> **Given data**:
********************

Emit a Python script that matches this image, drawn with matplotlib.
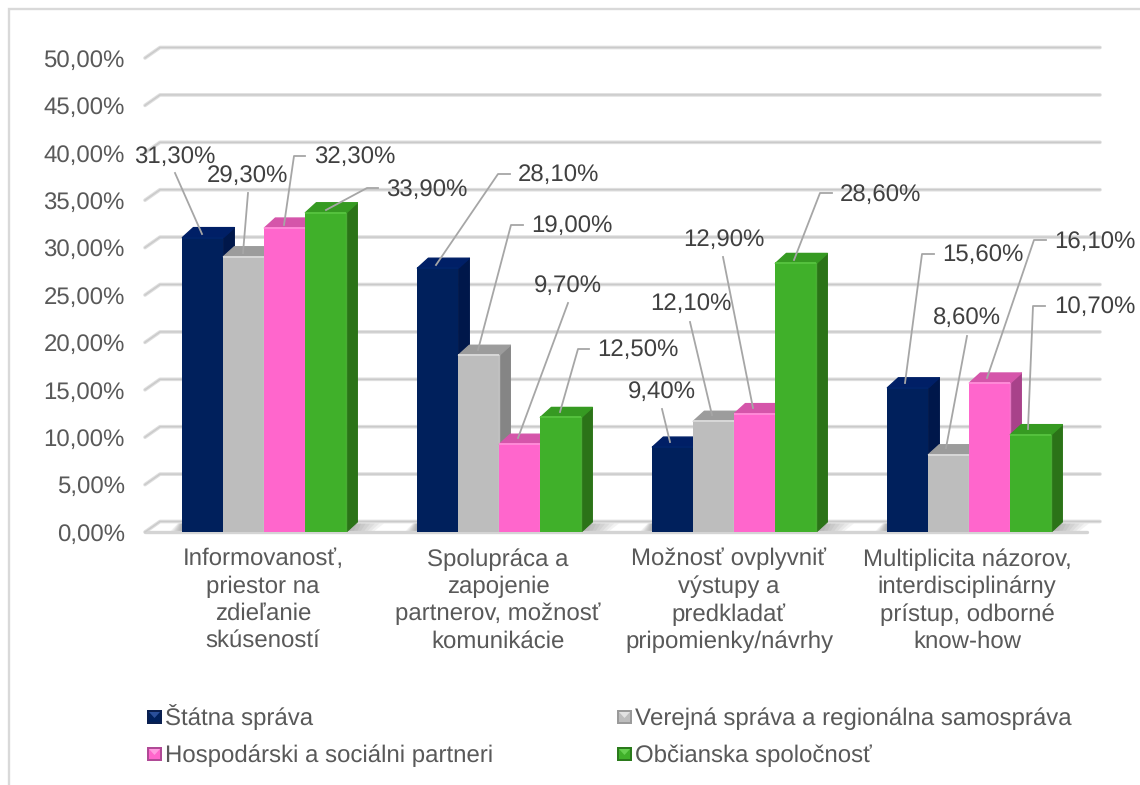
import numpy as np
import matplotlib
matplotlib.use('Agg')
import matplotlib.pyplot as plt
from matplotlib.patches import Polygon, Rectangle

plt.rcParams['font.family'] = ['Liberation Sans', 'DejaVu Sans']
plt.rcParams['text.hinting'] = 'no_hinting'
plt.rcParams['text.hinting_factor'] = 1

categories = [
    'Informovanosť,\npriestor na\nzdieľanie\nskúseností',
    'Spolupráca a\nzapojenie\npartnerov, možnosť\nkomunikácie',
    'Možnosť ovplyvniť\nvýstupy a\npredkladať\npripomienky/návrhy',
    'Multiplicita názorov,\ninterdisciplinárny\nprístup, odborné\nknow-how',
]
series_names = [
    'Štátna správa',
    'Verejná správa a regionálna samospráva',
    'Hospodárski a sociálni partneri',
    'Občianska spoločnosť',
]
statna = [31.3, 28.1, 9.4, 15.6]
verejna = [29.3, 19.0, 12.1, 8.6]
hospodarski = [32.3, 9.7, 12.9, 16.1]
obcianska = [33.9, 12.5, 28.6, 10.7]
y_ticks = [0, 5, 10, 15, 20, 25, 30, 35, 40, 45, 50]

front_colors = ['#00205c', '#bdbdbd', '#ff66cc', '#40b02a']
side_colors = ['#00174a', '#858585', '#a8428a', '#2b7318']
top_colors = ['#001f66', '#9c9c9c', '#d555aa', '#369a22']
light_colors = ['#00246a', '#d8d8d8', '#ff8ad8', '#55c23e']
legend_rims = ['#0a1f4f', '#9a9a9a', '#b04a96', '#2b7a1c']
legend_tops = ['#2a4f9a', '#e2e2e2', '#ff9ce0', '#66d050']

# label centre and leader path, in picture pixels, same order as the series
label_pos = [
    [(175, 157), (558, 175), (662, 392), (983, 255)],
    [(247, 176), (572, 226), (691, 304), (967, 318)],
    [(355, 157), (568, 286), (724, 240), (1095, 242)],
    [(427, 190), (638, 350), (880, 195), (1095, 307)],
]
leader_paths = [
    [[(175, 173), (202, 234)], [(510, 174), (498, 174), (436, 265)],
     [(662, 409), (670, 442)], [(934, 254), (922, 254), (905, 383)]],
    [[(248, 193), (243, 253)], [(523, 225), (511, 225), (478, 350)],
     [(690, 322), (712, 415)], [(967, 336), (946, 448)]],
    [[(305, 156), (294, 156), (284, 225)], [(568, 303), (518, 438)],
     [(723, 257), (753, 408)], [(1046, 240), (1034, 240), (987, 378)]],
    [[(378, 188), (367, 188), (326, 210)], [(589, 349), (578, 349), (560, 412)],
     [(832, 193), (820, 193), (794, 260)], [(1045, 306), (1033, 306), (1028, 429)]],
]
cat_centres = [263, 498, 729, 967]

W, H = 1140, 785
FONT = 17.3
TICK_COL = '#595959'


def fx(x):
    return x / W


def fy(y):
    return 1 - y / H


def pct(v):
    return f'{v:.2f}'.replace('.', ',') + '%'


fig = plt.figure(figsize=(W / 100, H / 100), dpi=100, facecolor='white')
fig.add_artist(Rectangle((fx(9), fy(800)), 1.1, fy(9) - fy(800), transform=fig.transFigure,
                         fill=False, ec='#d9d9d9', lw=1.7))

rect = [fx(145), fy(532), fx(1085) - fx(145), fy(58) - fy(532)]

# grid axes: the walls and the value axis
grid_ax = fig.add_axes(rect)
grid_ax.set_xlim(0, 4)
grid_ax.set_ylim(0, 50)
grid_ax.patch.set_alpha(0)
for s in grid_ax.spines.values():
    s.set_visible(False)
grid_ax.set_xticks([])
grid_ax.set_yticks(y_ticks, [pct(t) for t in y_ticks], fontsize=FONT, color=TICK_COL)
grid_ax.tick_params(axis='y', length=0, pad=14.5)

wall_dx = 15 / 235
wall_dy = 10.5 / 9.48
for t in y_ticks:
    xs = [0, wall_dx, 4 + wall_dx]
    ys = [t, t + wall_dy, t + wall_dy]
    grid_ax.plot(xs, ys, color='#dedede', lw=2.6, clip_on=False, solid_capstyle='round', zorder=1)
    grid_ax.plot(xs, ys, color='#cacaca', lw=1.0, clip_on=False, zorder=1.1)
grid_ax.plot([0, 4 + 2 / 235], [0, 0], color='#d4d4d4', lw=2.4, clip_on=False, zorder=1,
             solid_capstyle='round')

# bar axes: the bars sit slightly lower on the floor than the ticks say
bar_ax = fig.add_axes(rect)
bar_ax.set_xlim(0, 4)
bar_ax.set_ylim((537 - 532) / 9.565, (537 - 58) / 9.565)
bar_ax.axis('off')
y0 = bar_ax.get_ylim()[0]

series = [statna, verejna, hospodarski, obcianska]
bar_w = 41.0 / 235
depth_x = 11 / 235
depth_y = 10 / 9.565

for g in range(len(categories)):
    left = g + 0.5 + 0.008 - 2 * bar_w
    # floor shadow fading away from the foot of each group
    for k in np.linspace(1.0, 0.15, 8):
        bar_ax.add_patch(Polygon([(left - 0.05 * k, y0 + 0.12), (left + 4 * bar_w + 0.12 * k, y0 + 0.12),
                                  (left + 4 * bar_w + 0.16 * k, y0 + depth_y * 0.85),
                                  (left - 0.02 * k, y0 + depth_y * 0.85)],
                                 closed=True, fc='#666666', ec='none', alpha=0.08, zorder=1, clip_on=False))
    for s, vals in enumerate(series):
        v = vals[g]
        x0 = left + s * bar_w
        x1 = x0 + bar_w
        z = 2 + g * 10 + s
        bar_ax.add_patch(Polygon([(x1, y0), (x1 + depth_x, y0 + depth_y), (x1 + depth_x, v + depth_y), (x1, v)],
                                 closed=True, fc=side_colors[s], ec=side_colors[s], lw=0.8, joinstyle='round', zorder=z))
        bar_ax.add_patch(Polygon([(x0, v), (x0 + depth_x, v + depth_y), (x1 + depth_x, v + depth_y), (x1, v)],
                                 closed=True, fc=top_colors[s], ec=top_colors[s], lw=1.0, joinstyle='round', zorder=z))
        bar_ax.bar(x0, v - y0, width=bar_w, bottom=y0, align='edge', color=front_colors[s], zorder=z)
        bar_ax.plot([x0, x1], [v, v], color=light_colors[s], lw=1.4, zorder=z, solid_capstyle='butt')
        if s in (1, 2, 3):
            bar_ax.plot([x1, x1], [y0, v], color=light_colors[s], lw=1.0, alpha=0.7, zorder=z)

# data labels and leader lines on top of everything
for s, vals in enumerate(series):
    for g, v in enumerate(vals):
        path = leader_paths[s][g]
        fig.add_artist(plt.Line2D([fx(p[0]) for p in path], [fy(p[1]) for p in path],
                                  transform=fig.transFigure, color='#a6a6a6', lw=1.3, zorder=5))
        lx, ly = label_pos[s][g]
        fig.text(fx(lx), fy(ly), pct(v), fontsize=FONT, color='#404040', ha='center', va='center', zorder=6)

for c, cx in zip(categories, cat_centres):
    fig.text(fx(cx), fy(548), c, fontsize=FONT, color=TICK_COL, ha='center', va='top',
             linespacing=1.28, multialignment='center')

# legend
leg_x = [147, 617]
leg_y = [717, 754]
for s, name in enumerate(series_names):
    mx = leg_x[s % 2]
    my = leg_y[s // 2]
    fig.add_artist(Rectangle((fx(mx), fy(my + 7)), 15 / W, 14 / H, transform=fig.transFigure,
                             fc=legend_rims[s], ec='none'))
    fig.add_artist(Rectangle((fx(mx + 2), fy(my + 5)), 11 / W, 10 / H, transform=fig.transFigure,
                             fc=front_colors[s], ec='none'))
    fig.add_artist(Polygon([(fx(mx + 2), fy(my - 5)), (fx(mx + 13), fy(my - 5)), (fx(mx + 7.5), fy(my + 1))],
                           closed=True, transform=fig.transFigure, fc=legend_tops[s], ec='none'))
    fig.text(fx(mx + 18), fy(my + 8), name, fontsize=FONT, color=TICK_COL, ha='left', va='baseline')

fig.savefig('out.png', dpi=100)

********************

> **Work to do**:
Pictures excluded, repeat exactly the lines from the top of the material through the line with "plt.rcParams['text.hinting_factor'] = 1", including both of those lines.

> **Answer to this task**:
Emit a Python script that matches this image, drawn with matplotlib.
import numpy as np
import matplotlib
matplotlib.use('Agg')
import matplotlib.pyplot as plt
from matplotlib.patches import Polygon, Rectangle

plt.rcParams['font.family'] = ['Liberation Sans', 'DejaVu Sans']
plt.rcParams['text.hinting'] = 'no_hinting'
plt.rcParams['text.hinting_factor'] = 1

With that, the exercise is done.